Scripture: Romans
5:12-19
Romans is St. Paul’s masterpiece on justification – the
doctrine which explains how God makes us right with himself through Jesus’
death and resurrection. In this reading we deal with how sin and death entered
the world and God’s response to save us from sin and death. This reading goes
along with the other readings this week as it goes all the way back to the
first sin to explain how sin and death entered the world, points us to Jesus as
the one who overcame temptation on our behalf, and extolls God’s gracious
forgiveness.
Teaching
Sin, in its active definition, is disobedience. When we
disobey God, we sin. Sin, however, is not only action. It is a state of being
that all people are born into. “Here we must confess (as St. Paul says in Rom.
5) that sin comes from that one being, Adam, through whose disobedience all
people became sinners and subject to death and the devil. This is called the
original sin, or the chief sin.”[1]
Here we must recognize that we are not sinners only because we sin (our action),
but because we are sinners (our state of being) we disobey God, as Adam did,
and therefore sin and die.
God, however, has responded to our sin with mercy and grace.
He gives a new beginning in Jesus, who serves the role of a second Adam. In a
sense, Jesus is all of humanity boiled down to one person. His righteousness (his
holiness and obedience to God) includes his sacrificial death which brings
justification. He reverses the flow of Adam’s sin which moved humanity into
death, and Jesus’ obedience brings salvation and life to all who believe.
Life
Lent is often seen as a time to address sinful habits and to
focus on repentance and fasting to purge our lives of things that tempt us. If
we choose to fast or if we choose not to fast, the message of Lent is the same
for all of us: Jesus has purged sin from us and rescued us from death by his
obedience in his life, death, and resurrection.

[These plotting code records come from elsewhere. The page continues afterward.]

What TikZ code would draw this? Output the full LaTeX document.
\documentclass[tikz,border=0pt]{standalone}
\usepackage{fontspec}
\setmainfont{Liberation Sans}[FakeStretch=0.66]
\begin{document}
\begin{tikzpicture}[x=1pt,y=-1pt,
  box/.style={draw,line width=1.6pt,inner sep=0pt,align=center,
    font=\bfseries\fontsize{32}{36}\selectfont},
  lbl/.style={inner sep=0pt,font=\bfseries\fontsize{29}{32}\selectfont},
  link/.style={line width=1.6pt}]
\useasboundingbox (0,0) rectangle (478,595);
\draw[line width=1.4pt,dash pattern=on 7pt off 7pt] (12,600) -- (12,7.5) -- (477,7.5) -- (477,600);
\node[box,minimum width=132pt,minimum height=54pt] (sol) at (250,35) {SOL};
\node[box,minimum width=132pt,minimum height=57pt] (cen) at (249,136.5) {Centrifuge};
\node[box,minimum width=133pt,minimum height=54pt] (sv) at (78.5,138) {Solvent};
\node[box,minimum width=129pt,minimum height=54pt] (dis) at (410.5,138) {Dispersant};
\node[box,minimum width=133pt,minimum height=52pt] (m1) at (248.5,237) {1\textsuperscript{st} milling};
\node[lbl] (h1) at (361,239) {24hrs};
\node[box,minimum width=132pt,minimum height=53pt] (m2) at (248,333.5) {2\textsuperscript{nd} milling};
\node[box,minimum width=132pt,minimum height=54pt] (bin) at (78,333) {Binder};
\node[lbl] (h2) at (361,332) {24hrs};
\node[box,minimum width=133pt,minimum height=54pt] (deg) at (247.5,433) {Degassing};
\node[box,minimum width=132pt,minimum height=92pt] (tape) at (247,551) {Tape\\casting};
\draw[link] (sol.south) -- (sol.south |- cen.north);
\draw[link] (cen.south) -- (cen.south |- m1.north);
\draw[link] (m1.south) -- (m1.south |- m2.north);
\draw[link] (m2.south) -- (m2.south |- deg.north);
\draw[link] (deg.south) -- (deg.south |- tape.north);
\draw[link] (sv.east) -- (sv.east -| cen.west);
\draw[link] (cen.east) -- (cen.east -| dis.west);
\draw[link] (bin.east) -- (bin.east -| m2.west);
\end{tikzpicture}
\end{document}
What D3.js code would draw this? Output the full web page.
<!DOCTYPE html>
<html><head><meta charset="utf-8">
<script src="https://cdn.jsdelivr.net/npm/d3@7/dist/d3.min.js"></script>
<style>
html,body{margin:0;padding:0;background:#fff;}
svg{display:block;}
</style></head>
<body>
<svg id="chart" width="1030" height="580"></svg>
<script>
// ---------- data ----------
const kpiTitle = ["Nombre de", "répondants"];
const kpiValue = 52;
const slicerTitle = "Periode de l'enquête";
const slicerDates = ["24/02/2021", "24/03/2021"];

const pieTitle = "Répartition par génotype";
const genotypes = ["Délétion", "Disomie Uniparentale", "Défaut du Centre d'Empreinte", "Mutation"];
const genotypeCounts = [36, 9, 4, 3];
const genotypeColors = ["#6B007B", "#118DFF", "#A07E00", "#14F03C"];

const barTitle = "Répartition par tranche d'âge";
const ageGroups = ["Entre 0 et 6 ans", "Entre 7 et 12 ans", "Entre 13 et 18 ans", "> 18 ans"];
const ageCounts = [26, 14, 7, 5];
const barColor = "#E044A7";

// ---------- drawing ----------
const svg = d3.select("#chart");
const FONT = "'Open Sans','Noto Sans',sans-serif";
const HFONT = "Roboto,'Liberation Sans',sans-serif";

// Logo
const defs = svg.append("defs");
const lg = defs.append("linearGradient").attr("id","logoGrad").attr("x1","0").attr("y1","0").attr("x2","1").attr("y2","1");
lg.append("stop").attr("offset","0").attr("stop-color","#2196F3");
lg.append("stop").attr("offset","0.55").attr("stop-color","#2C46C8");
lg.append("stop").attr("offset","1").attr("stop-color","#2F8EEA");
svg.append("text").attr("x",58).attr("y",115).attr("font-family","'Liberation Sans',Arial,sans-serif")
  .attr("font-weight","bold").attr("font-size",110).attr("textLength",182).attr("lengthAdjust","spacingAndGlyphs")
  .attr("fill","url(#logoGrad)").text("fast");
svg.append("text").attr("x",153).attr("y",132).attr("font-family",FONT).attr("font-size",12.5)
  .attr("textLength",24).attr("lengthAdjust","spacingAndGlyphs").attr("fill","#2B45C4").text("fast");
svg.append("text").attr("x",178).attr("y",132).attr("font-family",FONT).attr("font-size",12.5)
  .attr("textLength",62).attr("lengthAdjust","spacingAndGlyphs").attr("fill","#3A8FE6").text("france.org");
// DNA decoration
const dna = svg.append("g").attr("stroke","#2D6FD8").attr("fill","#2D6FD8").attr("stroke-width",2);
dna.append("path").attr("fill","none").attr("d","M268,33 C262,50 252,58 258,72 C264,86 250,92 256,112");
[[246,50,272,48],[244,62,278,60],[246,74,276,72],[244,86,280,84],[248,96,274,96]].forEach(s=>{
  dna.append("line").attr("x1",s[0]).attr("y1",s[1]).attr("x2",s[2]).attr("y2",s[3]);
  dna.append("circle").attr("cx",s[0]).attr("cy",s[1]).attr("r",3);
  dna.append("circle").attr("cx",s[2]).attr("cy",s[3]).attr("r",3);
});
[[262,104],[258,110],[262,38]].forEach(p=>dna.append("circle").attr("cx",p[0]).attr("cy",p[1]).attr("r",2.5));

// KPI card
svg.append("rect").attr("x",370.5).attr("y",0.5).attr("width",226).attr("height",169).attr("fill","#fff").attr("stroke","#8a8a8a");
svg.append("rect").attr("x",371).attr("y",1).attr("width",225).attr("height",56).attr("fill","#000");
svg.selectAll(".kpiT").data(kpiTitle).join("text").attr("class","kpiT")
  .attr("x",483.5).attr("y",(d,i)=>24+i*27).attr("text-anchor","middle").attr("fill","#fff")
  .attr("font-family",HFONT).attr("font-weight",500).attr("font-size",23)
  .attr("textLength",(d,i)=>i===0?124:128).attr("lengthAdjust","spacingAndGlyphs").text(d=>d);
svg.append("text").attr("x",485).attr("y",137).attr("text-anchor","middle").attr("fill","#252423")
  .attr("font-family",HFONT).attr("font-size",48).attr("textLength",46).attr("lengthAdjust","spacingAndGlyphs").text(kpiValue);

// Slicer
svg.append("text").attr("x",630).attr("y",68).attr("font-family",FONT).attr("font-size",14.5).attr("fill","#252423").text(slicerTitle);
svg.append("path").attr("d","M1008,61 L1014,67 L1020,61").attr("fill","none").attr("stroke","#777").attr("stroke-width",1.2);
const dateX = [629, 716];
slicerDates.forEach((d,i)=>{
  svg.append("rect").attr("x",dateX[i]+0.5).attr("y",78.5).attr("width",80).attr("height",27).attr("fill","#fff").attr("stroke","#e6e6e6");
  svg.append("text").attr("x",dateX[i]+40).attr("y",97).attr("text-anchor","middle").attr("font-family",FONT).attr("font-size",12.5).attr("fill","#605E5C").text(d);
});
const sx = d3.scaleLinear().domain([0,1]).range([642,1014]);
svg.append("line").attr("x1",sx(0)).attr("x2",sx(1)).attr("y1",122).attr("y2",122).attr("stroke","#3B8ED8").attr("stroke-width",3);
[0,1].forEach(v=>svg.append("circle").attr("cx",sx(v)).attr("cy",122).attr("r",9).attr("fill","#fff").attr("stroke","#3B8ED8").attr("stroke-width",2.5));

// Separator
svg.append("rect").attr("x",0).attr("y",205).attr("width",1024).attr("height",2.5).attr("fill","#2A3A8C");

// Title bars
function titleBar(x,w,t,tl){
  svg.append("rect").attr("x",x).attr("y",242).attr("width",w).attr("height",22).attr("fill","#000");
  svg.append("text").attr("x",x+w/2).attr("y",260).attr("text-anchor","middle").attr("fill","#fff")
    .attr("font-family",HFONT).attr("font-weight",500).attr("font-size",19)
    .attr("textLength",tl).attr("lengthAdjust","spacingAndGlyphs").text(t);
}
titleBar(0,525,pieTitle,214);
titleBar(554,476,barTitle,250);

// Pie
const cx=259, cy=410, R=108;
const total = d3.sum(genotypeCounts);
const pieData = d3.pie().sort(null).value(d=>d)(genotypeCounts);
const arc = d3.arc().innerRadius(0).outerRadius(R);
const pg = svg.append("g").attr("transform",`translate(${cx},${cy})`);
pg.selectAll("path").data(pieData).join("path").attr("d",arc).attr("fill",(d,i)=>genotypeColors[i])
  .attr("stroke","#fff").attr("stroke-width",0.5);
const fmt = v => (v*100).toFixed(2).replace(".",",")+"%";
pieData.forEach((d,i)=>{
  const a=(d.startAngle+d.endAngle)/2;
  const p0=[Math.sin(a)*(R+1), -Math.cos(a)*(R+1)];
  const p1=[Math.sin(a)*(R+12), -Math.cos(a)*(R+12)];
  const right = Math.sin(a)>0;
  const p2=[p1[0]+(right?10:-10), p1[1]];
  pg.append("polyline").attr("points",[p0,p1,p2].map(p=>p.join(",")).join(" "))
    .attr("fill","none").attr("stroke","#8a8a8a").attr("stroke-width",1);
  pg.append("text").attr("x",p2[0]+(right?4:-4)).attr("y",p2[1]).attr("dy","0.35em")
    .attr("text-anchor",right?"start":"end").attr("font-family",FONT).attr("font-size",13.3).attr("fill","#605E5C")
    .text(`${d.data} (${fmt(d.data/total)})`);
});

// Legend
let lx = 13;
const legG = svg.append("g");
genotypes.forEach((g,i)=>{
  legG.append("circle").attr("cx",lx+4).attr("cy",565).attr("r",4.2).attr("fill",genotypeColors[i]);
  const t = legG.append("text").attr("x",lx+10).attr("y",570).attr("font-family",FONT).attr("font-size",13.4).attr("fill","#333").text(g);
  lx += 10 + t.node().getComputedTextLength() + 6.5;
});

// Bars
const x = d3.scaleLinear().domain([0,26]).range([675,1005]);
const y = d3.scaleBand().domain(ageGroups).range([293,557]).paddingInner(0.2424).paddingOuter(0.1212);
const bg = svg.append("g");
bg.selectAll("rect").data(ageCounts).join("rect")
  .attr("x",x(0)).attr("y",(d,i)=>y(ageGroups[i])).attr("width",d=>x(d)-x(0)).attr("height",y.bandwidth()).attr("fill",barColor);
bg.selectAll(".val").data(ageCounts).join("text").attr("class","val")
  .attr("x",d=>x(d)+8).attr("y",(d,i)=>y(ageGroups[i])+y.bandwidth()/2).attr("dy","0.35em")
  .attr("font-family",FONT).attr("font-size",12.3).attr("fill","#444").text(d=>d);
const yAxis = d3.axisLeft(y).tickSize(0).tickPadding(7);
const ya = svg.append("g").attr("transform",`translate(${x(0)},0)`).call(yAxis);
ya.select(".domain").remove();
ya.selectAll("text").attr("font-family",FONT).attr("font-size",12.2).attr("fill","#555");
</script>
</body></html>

As an exercise today, think for a moment about sin as a
fatal disease passed on from generation to generation. Look around you and in
you to see its symptoms and impact. Think back across history, even just your
lifetime, and see how it has brought death into the world. Now think of Jesus’
life, death, and resurrection as the cure for that disease. What will you do
with the cure? How will you apply the cure to yourself? Your family? Your
neighbors? Your enemies?
Prayer
“In Adam we have all been one, One huge rebellious man; We
all have fled that evening voice That sought us as we ran.
“But Thy strong love, it sought us still And sent Thine only
Son That we might hear His Shepherd’s voice And, hearing Him be one.
“Send us Thy Spirit, teach us truth; Thou Son, O set us free
From fancied wisdom, self-sought ways, To make us one in Thee.”[2]